__Material for the task__:

##############################

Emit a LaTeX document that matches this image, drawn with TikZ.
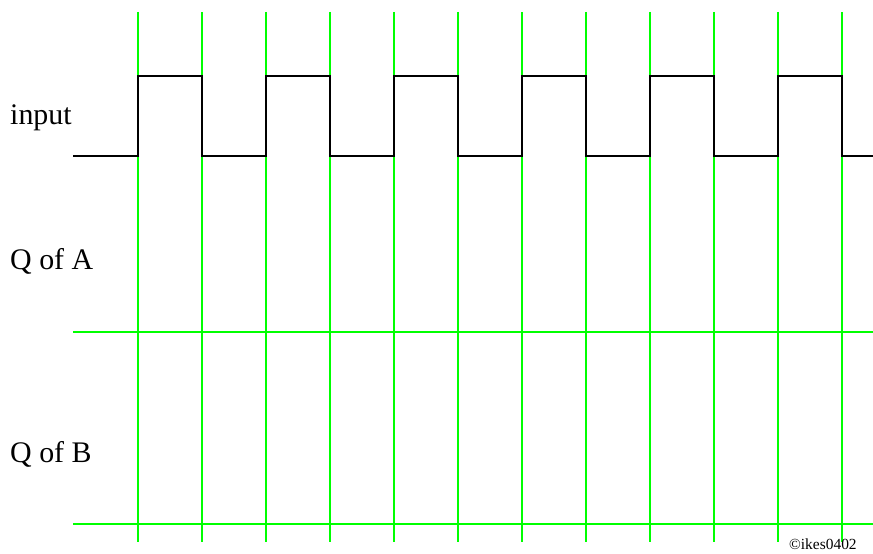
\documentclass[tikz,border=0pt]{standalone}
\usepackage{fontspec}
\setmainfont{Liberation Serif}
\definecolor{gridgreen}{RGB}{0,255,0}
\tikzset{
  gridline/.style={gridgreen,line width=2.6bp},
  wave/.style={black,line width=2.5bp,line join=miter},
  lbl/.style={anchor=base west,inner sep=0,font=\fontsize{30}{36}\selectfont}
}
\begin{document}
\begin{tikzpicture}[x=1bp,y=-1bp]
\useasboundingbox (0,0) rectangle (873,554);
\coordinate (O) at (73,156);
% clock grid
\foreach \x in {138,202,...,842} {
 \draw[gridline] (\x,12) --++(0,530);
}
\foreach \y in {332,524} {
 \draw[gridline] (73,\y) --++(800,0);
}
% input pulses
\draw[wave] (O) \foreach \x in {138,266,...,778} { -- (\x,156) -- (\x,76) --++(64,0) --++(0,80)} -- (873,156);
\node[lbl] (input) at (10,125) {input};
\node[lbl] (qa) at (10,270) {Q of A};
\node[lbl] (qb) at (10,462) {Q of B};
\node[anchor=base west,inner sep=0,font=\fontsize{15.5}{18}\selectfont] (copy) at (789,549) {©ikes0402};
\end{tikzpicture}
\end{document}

##############################

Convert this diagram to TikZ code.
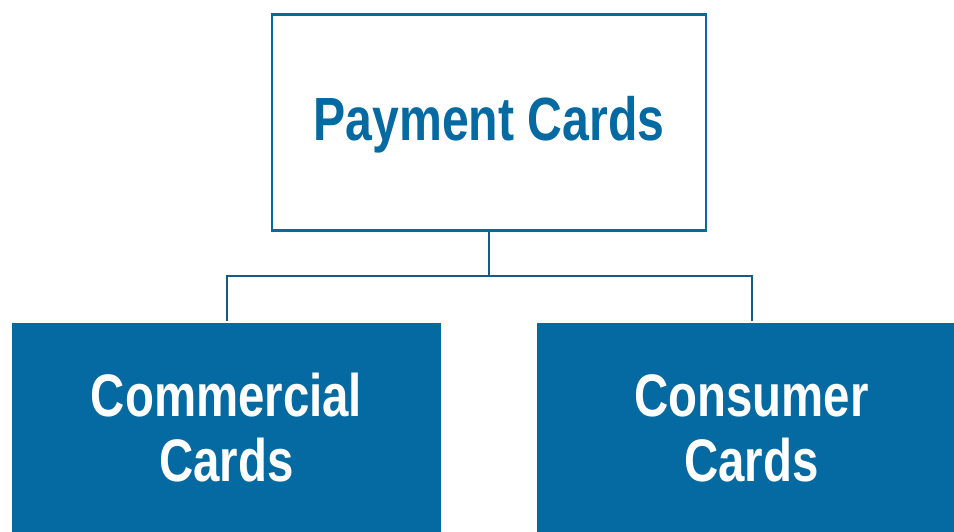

##############################

__Prompt__:
Find "this". Copy every line it occurs in.

__Response__:
Emit a LaTeX document that matches this image, drawn with TikZ.
Convert this diagram to TikZ code.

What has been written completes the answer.